Leaving out all images, write out the records that follow exactly.
━━━━
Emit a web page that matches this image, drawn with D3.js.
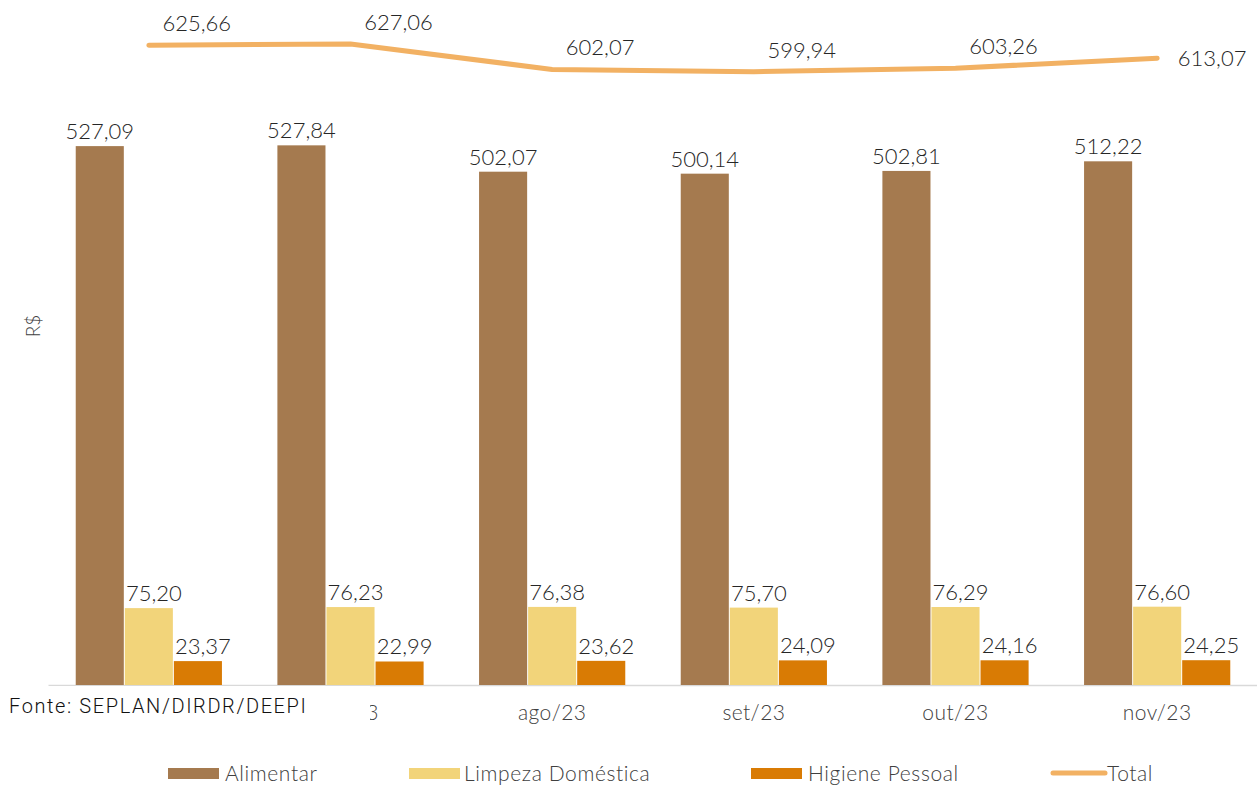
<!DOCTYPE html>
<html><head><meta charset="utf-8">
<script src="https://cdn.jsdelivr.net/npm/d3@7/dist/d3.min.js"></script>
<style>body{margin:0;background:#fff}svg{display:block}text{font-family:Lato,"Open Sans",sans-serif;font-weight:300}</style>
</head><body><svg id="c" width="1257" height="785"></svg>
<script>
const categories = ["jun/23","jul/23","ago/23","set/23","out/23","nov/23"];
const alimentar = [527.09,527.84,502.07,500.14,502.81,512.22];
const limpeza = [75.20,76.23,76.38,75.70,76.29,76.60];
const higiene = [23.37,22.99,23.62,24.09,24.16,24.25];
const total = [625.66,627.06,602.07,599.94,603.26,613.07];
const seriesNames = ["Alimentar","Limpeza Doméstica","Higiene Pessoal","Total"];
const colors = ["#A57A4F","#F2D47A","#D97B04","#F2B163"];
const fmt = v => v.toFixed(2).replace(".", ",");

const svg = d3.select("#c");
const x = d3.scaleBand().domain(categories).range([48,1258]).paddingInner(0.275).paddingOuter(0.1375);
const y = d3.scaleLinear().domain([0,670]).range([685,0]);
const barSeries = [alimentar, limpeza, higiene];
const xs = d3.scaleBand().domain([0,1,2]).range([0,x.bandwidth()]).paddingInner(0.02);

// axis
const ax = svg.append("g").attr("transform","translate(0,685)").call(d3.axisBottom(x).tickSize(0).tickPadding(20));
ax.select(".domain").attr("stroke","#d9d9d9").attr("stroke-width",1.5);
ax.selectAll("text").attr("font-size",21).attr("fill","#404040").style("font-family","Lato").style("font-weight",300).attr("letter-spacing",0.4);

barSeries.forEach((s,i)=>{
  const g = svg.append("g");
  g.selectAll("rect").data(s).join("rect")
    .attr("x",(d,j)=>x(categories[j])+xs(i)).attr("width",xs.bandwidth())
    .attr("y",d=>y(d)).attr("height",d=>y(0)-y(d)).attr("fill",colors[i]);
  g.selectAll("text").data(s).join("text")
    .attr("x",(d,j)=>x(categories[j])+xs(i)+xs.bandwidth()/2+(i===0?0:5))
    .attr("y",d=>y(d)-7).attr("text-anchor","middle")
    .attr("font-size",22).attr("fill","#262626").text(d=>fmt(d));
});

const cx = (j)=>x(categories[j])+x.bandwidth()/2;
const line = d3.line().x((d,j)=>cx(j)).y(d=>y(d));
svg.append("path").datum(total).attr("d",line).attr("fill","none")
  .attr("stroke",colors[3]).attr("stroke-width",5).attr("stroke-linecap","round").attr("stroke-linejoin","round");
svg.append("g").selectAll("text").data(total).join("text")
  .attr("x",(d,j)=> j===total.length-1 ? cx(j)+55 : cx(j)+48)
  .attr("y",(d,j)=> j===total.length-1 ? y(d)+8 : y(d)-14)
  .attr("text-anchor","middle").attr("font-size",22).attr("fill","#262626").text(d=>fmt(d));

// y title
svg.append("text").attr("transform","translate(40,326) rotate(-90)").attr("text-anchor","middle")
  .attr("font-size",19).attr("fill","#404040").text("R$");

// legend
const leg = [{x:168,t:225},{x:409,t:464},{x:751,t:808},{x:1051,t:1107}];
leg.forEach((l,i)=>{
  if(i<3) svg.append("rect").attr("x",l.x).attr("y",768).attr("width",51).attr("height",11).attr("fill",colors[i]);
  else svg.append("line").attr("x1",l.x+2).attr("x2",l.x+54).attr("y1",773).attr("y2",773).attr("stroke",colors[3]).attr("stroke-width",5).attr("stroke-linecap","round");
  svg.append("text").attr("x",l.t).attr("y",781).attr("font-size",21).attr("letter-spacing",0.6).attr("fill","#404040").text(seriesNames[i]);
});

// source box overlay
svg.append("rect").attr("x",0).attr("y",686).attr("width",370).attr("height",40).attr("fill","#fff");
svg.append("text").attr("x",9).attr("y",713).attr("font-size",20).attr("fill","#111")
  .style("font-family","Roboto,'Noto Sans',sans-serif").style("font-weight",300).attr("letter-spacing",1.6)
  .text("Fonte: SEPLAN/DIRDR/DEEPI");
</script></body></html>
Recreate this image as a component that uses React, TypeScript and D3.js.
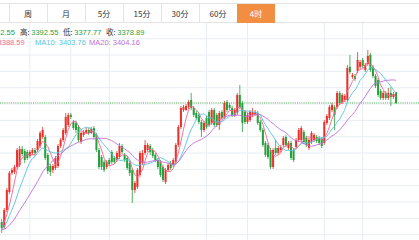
━━━━
■ **SOLUTION TO THIS EXERCISE**
Emit a web page that matches this image, drawn with D3.js.
<!DOCTYPE html>
<html><head><meta charset="utf-8">
<script src="https://cdn.jsdelivr.net/npm/d3@7/dist/d3.min.js"></script>
<style>body{margin:0;background:#fff}svg{display:block}text{font-family:Lato,"Open Sans",sans-serif;font-weight:300}</style>
</head><body><svg id="c" width="1257" height="785"></svg>
<script>
const categories = ["jun/23","jul/23","ago/23","set/23","out/23","nov/23"];
const alimentar = [527.09,527.84,502.07,500.14,502.81,512.22];
const limpeza = [75.20,76.23,76.38,75.70,76.29,76.60];
const higiene = [23.37,22.99,23.62,24.09,24.16,24.25];
const total = [625.66,627.06,602.07,599.94,603.26,613.07];
const seriesNames = ["Alimentar","Limpeza Doméstica","Higiene Pessoal","Total"];
const colors = ["#A57A4F","#F2D47A","#D97B04","#F2B163"];
const fmt = v => v.toFixed(2).replace(".", ",");

const svg = d3.select("#c");
const x = d3.scaleBand().domain(categories).range([48,1258]).paddingInner(0.275).paddingOuter(0.1375);
const y = d3.scaleLinear().domain([0,670]).range([685,0]);
const barSeries = [alimentar, limpeza, higiene];
const xs = d3.scaleBand().domain([0,1,2]).range([0,x.bandwidth()]).paddingInner(0.02);

// axis
const ax = svg.append("g").attr("transform","translate(0,685)").call(d3.axisBottom(x).tickSize(0).tickPadding(20));
ax.select(".domain").attr("stroke","#d9d9d9").attr("stroke-width",1.5);
ax.selectAll("text").attr("font-size",21).attr("fill","#404040").style("font-family","Lato").style("font-weight",300).attr("letter-spacing",0.4);

barSeries.forEach((s,i)=>{
  const g = svg.append("g");
  g.selectAll("rect").data(s).join("rect")
    .attr("x",(d,j)=>x(categories[j])+xs(i)).attr("width",xs.bandwidth())
    .attr("y",d=>y(d)).attr("height",d=>y(0)-y(d)).attr("fill",colors[i]);
  g.selectAll("text").data(s).join("text")
    .attr("x",(d,j)=>x(categories[j])+xs(i)+xs.bandwidth()/2+(i===0?0:5))
    .attr("y",d=>y(d)-7).attr("text-anchor","middle")
    .attr("font-size",22).attr("fill","#262626").text(d=>fmt(d));
});

const cx = (j)=>x(categories[j])+x.bandwidth()/2;
const line = d3.line().x((d,j)=>cx(j)).y(d=>y(d));
svg.append("path").datum(total).attr("d",line).attr("fill","none")
  .attr("stroke",colors[3]).attr("stroke-width",5).attr("stroke-linecap","round").attr("stroke-linejoin","round");
svg.append("g").selectAll("text").data(total).join("text")
  .attr("x",(d,j)=> j===total.length-1 ? cx(j)+55 : cx(j)+48)
  .attr("y",(d,j)=> j===total.length-1 ? y(d)+8 : y(d)-14)
  .attr("text-anchor","middle").attr("font-size",22).attr("fill","#262626").text(d=>fmt(d));

// y title
svg.append("text").attr("transform","translate(40,326) rotate(-90)").attr("text-anchor","middle")
  .attr("font-size",19).attr("fill","#404040").text("R$");

// legend
const leg = [{x:168,t:225},{x:409,t:464},{x:751,t:808},{x:1051,t:1107}];
leg.forEach((l,i)=>{
  if(i<3) svg.append("rect").attr("x",l.x).attr("y",768).attr("width",51).attr("height",11).attr("fill",colors[i]);
  else svg.append("line").attr("x1",l.x+2).attr("x2",l.x+54).attr("y1",773).attr("y2",773).attr("stroke",colors[3]).attr("stroke-width",5).attr("stroke-linecap","round");
  svg.append("text").attr("x",l.t).attr("y",781).attr("font-size",21).attr("letter-spacing",0.6).attr("fill","#404040").text(seriesNames[i]);
});

// source box overlay
svg.append("rect").attr("x",0).attr("y",686).attr("width",370).attr("height",40).attr("fill","#fff");
svg.append("text").attr("x",9).attr("y",713).attr("font-size",20).attr("fill","#111")
  .style("font-family","Roboto,'Noto Sans',sans-serif").style("font-weight",300).attr("letter-spacing",1.6)
  .text("Fonte: SEPLAN/DIRDR/DEEPI");
</script></body></html>
Recreate this image as a component that uses React, TypeScript and D3.js.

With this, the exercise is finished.